If annuity pricing is the main question, the Annuity Calculator gives a more general way to examine annuity assumptions.

national pension scheme calculator showing NPS corpus, annuity corpus, lump sum, and monthly pension
national pension scheme calculator showing NPS corpus, annuity corpus, lump sum, and monthly pension

Frequently Asked Questions

Q: How is the NPS maturity amount calculated?

A: This calculator compounds each monthly contribution to the selected exit age using your expected annual return divided into monthly periods. If you enter an annual contribution increase, each new contribution year starts with a higher monthly amount.

Q: What annuity percentage should I use in an NPS calculator?

A: Use the percentage that matches your subscriber type and exit situation. Recent PFRDA material shows different normal-exit rules for All Citizen, Corporate, Government, and NPS-Lite cases, so change the annuity percentage if your rule requires a higher share.

Q: Does the NPS calculator promise my pension?

A: No. NPS is market-linked, and annuity rates depend on products available at exit. The monthly pension shown here is a projection based on your return, annuity share, and annuity-rate assumptions.

Q: Can I increase my NPS contribution every year?

A: The calculator lets you model an annual increase, which is useful when contributions rise with income. Actual contribution choices depend on your account, employer process, cash flow, and applicable NPS rules.
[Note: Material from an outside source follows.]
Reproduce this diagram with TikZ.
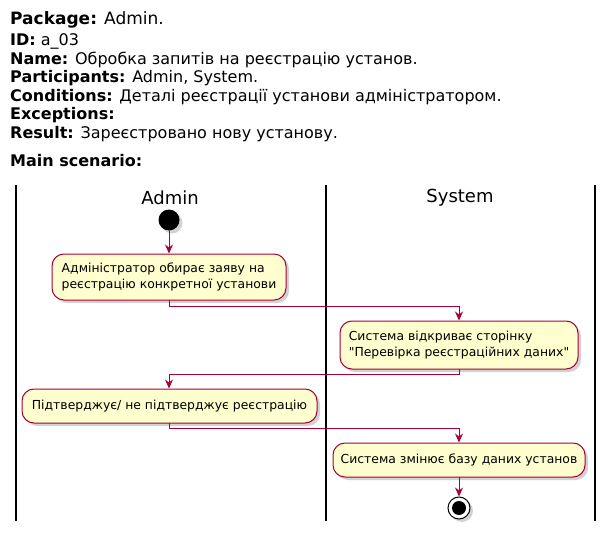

Q: Why is my NPS lump sum different from my pension amount?

A: The lump sum is the part of the projected corpus not used to buy annuity income. The pension estimate comes only from the annuity corpus, so a larger lump sum usually means a smaller estimated monthly pension.

Q: Can government employees use this NPS calculator?

A: Yes, but they should set the annuity purchase percentage to match the rule that applies to their sector and exit type. The calculator is flexible, but it does not decide eligibility or enforce every PFRDA rule.